Nitrate is an ionic nutrient that can flow into rivers, lakes, and seas through agricultural fertilizers, organic nitrogen-containing soils, industrial and domestic wastewater, as well as other sources, leading to the eutrophication of water bodies. Therefore, the detection of nitrate content is an important indicator of water quality. The main detection methods for nitrate include ion chromatography and spectrophotometry. Ion chromatography requires professional instruments, resulting in a high cost, whereas spectrophotometry requires pretreatment of the sample, resulting in a complicated and time-consuming process. Surface-enhanced Raman spectroscopy (SERS) has high sensitivity, does not require pretreatment of the sample, and does not experience interference from water. Thus, it is applicable to detect substances in aqueous solution. Presently, nitrate detection in water using SERS has low detection limits, which cannot meet the national environmental quality standards for groundwater. In this study, a composite SERS substrate is reported with positively charged cysteamine modified around negatively charged gold nanoparticles. The reported substrate can directly detect nitrate while reaching the detection standards of Class-I water.

In this paper, Au-cysteamine composite SERS substrates were prepared using a combination of chemical reduction and self-assembly methods. First, gold nanoparticles were prepared through the reduction of chloroauric acid using trisodium citrate. Second, cysteamine, having strong coordination with metals and charged groups, was used to functionally modify the surrounding negatively charged gold nanoparticles to increase the affinity of gold nanoparticles to nitrate anions and improve the signal-detection sensitivity. Finally, the morphology of the cysteamine and AuNPs-cysteamine composite SERS substrates were characterized by scanning electron microscopy (SEM), and the effects of cysteamine stacking density and gold nanoparticle density on the performance of the substrates were investigated to improve the signal sensitivity to nitrate anions.

The AuNPs-cysteamine composite SERS substrate prepared in this paper has high sensitivity to nitrate anions in water and can meet the detection standard for Class-I water in the national groundwater environmental quality standard. SEM showed a coral-like network formed by the cysteamine soaked in deionized water, which had a uniform distribution and was tightly and uniformly bound to the gold nanoparticles (Fig. 2). The self-assembled coverslip with cysteamine was immersed in 20 mL of gold sol, and the bound cysteamine and gold nanoparticles were more uniformly distributed, which produced more hotspots (Fig. 3). The AuNPs-cysteamine composite SERS substrate performed better in experiments when soaked in deionized water than otherwise, owing to the uniform distribution of cysteamine. The AuNPs-cysteamine composite SERS substrate prepared by the same batch of cysteamine modified with 20 mL of gold sol had moderate detection performance owing to the content of gold nanoparticles, whereas the best performance was obtained after binding with cysteamine (Fig. 4). The detection limit of the AuNPs-cysteamine composite SERS substrate prepared by self-assembly using cysteamine soaked in deionized water and 20 mL of gold sol was 0.01 mg/L (Fig. 5) with an enhancement factor of 2.14×10⁵ (Fig. 6), and the relative standard deviation (RSD) of the potassium nitrate signal on eight different AuNPs-cysteamine composite SERS substrates was 10.36% (Fig. 7), which meets the detection standard of Class-I water.

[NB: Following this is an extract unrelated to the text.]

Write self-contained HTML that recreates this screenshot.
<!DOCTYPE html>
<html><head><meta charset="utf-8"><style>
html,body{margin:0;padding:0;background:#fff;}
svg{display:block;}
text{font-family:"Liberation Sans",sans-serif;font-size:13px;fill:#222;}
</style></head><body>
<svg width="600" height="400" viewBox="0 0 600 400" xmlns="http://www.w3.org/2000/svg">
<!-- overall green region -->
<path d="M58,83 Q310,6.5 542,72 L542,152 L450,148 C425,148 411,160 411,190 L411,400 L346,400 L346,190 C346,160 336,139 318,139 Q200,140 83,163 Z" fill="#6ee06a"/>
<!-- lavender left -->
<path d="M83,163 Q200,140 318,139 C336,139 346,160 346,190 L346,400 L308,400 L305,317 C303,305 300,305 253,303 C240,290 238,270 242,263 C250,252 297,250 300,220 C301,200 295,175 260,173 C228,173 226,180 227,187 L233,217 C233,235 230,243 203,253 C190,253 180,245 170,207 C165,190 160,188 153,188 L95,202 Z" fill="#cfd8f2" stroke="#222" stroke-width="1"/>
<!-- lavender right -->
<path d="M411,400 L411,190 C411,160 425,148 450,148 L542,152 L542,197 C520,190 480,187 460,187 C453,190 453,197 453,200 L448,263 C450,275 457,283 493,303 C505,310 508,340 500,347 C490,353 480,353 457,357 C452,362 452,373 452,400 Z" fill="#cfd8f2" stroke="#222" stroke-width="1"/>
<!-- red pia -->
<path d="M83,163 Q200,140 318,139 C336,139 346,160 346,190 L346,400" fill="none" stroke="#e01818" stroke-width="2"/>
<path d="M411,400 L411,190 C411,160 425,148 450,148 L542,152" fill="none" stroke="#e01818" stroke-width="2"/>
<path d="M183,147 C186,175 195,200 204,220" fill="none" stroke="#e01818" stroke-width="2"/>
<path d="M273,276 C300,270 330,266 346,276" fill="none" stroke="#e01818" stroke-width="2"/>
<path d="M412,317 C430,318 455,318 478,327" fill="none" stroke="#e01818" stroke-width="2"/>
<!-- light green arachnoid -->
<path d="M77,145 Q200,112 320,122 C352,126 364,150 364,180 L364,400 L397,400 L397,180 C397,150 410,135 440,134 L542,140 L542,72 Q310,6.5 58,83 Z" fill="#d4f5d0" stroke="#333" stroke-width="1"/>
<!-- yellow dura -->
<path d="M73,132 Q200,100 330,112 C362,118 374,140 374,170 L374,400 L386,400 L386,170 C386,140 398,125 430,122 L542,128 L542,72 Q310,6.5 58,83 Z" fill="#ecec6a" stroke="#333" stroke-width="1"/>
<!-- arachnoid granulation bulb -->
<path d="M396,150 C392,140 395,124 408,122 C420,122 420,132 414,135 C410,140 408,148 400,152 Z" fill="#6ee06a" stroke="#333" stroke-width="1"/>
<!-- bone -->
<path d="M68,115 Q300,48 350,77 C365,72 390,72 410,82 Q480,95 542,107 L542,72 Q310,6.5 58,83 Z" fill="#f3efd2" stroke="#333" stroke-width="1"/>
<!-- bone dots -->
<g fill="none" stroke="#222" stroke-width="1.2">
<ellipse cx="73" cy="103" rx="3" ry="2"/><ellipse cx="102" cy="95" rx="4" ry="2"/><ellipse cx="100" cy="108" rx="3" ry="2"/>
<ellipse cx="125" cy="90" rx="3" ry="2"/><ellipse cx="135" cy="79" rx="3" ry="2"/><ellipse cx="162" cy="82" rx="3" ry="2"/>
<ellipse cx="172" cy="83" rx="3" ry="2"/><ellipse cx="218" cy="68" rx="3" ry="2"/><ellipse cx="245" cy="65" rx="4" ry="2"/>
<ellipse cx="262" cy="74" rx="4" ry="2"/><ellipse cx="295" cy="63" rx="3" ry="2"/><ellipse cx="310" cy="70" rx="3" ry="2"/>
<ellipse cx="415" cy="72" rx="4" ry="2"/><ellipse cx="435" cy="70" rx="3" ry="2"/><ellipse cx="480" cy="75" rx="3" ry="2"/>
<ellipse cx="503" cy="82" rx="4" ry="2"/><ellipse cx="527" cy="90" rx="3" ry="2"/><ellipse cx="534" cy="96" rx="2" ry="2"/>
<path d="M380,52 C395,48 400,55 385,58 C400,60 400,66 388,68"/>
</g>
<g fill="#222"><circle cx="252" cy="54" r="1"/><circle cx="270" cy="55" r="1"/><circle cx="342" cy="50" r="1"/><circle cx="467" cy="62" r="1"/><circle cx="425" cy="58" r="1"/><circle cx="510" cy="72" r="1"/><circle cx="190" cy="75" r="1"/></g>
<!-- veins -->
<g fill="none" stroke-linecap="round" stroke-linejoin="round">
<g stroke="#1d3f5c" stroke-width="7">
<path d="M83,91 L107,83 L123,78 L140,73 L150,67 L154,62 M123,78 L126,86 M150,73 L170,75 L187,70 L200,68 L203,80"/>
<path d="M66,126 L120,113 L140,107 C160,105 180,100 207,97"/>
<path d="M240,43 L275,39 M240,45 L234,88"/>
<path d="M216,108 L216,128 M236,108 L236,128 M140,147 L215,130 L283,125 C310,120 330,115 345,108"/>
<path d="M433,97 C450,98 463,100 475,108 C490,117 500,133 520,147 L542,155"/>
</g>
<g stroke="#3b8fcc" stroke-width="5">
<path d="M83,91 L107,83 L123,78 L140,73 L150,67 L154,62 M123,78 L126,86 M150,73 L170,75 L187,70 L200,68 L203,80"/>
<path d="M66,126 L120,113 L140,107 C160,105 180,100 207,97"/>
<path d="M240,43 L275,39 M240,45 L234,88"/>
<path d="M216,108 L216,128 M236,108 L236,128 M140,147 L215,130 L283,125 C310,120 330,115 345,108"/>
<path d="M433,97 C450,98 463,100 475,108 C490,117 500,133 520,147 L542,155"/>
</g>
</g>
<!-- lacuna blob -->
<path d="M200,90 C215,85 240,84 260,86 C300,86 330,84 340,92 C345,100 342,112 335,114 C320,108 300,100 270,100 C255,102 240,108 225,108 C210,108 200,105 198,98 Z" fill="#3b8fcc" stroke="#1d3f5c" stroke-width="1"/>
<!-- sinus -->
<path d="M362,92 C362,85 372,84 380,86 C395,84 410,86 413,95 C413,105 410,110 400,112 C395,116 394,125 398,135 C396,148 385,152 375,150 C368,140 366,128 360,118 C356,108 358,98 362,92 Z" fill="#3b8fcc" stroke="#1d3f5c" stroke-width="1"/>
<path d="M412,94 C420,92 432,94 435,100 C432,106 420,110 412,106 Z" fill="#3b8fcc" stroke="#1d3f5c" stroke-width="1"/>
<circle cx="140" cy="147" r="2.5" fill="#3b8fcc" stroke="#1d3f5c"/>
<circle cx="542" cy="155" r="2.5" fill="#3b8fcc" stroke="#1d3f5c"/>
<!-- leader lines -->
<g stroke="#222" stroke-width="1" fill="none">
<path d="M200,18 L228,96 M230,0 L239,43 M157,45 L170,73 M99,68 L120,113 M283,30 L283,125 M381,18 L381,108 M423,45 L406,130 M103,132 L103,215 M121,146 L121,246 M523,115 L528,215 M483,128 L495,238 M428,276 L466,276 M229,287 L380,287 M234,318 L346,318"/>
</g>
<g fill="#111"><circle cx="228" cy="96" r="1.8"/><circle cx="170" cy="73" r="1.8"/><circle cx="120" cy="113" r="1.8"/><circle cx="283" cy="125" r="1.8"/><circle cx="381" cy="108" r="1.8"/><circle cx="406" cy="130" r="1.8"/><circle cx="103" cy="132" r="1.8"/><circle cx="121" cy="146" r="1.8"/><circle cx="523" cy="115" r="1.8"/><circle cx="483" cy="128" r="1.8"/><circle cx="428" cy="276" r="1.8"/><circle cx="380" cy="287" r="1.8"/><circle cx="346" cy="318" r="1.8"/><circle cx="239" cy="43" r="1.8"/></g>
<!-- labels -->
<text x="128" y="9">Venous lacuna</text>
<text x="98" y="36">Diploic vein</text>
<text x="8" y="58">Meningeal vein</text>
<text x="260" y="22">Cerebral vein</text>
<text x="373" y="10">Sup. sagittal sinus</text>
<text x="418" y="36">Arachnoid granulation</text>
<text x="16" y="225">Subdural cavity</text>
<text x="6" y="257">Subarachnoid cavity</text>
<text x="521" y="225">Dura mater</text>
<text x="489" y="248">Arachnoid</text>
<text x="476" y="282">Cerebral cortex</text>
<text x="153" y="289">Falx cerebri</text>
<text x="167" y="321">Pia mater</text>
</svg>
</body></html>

In this paper, an AuNPs-cysteamine composite SERS substrate for the detection of nitrate in water is prepared. To increase the affinity of gold nanoparticles toward nitrate anions, gold nanoparticles are prepared by chemical reduction, and the signal-detection sensitivity is improved by functionalizing the surrounding negatively charged gold nanoparticles with positively charged cysteamine. The experimental results show that the best enhancement performance is obtained when AuNPs-cysteamine composite SERS substrate is prepared by soaking coverslips with 10^-3 mol/L cysteamine for 3 h using deionized water and then modifying 20 mL of gold sol, with an enhancement factor of 2.14×10⁵. The RSD of potassium nitrate SERS signal on eight different AuNPs-cysteamine composite SERS substrates was 10.36%; moreover, the detection limit for standard nitrate solution is 0.01 mg/L. Therefore, the development of AuNPs-cysteamine composite SERS substrate has laid the foundation for the detection of nitrate nitrogen in water by Raman spectroscopy and has a great prospect of application.